▶ [DIRECTION]:
Exactly retype the opening line of the entries and every line after it, ending with the line that contains "ax = fig.add_axes([143". Skip all pictures.

(Entries with chart source code)

----

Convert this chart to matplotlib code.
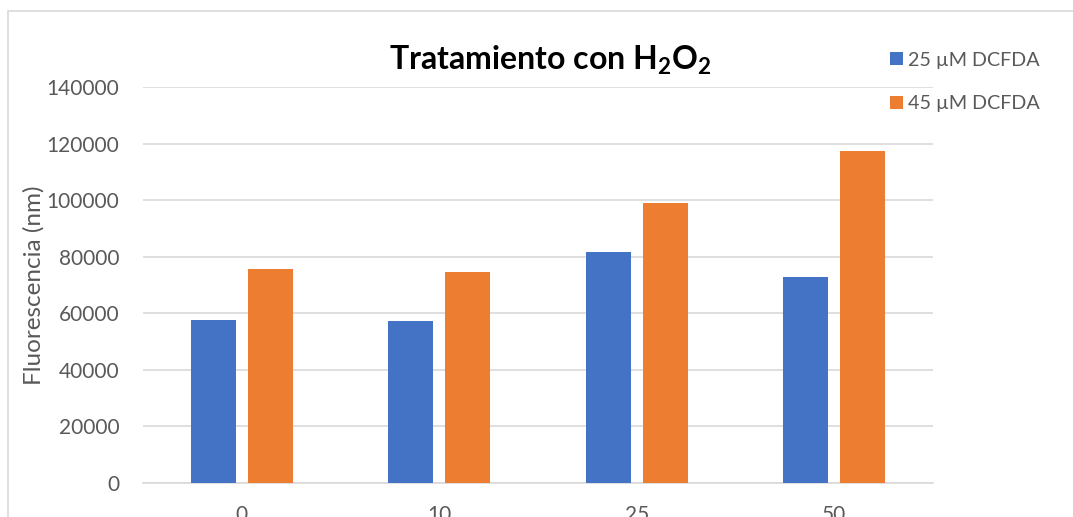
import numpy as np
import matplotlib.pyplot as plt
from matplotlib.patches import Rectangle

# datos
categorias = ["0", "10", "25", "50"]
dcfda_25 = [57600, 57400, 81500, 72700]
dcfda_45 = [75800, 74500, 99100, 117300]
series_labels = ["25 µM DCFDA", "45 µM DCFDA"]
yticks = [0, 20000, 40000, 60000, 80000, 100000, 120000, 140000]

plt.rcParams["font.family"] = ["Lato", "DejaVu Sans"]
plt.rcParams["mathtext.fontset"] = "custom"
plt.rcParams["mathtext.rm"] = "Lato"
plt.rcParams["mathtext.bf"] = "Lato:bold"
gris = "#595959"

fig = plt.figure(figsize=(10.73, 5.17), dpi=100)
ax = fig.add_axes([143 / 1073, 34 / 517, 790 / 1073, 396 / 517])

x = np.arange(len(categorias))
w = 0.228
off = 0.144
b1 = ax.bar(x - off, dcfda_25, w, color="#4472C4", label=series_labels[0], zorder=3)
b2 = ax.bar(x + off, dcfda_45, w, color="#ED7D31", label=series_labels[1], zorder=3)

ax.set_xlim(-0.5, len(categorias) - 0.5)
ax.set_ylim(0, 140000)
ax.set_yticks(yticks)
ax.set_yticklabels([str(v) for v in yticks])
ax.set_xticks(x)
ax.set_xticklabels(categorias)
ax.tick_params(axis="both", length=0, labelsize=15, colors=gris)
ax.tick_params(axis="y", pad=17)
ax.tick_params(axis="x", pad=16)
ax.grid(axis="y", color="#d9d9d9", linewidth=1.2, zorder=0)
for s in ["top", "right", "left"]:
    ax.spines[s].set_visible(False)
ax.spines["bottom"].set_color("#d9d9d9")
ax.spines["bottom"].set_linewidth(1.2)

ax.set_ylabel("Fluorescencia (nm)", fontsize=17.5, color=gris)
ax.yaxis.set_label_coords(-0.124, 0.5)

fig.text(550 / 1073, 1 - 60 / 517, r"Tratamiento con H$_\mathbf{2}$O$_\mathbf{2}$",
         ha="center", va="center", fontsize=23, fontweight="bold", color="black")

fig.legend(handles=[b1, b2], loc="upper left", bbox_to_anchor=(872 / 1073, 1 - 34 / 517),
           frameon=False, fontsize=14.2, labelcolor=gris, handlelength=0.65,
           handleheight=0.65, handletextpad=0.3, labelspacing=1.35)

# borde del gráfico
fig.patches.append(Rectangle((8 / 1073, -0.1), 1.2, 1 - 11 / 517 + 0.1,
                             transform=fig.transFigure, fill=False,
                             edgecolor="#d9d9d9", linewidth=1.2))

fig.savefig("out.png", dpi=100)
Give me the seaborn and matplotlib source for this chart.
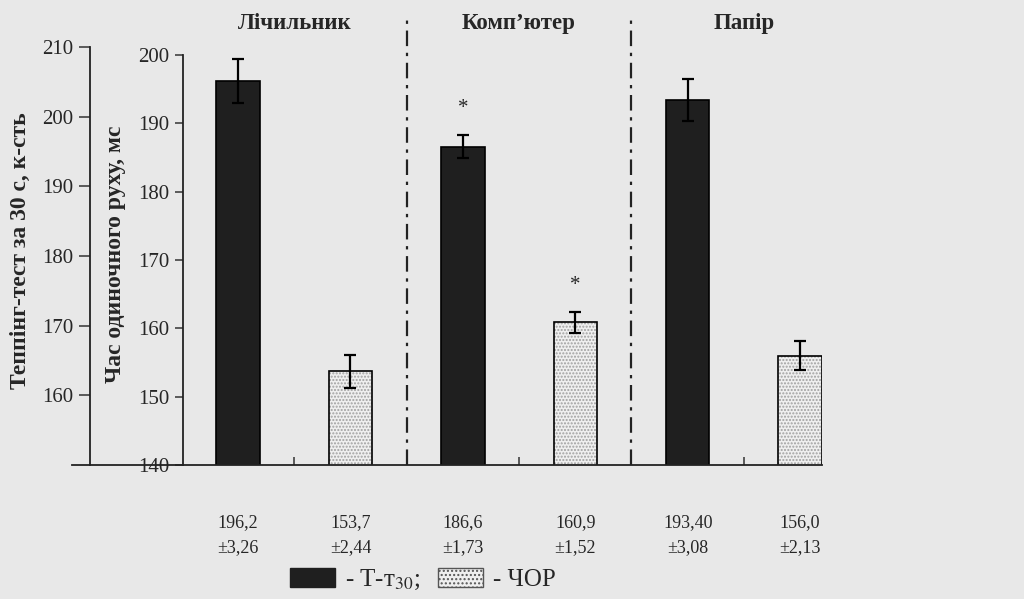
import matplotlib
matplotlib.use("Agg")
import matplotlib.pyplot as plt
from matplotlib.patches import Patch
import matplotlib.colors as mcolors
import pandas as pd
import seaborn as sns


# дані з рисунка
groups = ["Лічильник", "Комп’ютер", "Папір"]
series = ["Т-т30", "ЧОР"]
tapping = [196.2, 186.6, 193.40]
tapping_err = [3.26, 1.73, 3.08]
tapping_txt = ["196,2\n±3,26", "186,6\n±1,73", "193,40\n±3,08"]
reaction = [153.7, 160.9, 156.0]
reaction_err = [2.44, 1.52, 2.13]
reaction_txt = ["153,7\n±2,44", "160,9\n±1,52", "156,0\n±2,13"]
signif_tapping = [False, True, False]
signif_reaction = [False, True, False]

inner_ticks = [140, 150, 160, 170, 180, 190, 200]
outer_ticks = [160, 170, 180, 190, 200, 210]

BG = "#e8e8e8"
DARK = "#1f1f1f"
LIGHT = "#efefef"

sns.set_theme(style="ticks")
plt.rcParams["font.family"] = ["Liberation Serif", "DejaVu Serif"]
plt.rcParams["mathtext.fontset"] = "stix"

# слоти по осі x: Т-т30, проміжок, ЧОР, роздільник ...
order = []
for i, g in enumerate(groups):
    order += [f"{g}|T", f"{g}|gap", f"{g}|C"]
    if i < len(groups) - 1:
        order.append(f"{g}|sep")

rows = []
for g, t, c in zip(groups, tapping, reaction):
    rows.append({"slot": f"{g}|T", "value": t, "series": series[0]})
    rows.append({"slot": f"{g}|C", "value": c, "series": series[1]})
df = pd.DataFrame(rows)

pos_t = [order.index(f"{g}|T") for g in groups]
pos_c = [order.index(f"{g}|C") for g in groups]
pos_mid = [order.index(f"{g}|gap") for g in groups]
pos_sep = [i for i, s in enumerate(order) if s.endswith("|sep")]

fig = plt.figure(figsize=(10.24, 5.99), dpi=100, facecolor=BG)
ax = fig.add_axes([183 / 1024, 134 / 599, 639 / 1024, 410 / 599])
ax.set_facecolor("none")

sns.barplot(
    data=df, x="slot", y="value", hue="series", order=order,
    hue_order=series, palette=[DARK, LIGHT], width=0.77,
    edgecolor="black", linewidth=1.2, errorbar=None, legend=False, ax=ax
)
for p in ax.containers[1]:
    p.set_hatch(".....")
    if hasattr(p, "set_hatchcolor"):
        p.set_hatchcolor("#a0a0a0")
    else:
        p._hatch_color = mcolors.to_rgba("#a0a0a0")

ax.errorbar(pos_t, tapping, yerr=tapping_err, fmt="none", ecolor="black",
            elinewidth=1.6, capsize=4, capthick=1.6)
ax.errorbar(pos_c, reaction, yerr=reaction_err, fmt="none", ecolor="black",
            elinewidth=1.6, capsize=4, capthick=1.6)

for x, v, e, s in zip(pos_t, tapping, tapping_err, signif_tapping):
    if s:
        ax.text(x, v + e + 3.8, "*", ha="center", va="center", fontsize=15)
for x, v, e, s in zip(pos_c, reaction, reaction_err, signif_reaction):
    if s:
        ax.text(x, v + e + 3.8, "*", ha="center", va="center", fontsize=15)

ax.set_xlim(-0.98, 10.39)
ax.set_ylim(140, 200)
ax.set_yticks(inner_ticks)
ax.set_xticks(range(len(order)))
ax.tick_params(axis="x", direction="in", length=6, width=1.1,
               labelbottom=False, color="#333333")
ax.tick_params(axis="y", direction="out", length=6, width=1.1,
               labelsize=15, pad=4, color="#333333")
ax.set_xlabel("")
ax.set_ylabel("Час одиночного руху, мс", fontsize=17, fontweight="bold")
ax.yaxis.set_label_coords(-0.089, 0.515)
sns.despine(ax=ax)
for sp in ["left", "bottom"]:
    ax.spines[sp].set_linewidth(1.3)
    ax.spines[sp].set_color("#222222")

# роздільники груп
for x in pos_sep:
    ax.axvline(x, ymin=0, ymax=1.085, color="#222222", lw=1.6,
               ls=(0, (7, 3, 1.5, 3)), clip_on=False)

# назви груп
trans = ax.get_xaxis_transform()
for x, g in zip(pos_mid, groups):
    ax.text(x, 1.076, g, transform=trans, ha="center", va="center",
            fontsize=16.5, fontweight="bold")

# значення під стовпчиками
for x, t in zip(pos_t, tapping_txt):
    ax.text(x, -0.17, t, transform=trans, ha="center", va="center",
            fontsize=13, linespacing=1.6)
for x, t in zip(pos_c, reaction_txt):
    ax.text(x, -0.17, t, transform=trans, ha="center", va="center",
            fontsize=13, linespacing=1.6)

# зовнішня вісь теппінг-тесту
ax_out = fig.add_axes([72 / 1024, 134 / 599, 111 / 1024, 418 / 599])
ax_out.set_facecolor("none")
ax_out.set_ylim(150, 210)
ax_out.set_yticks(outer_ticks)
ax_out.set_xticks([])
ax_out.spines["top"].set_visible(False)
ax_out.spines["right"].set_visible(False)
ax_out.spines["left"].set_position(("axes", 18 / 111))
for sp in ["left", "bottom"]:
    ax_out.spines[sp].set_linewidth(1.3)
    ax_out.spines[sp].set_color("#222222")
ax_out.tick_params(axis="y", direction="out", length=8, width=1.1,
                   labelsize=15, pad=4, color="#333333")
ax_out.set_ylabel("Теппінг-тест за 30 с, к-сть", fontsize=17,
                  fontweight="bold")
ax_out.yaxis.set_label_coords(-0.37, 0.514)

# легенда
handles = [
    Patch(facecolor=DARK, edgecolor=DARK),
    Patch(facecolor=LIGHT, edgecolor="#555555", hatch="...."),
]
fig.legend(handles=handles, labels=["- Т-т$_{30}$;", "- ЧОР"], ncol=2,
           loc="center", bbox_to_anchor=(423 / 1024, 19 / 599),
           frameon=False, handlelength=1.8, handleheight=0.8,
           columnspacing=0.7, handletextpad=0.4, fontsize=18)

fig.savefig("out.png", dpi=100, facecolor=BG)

----

▶ [THE COMPLETED TASK]:
Convert this chart to matplotlib code.
import numpy as np
import matplotlib.pyplot as plt
from matplotlib.patches import Rectangle

# datos
categorias = ["0", "10", "25", "50"]
dcfda_25 = [57600, 57400, 81500, 72700]
dcfda_45 = [75800, 74500, 99100, 117300]
series_labels = ["25 µM DCFDA", "45 µM DCFDA"]
yticks = [0, 20000, 40000, 60000, 80000, 100000, 120000, 140000]

plt.rcParams["font.family"] = ["Lato", "DejaVu Sans"]
plt.rcParams["mathtext.fontset"] = "custom"
plt.rcParams["mathtext.rm"] = "Lato"
plt.rcParams["mathtext.bf"] = "Lato:bold"
gris = "#595959"

fig = plt.figure(figsize=(10.73, 5.17), dpi=100)
ax = fig.add_axes([143 / 1073, 34 / 517, 790 / 1073, 396 / 517])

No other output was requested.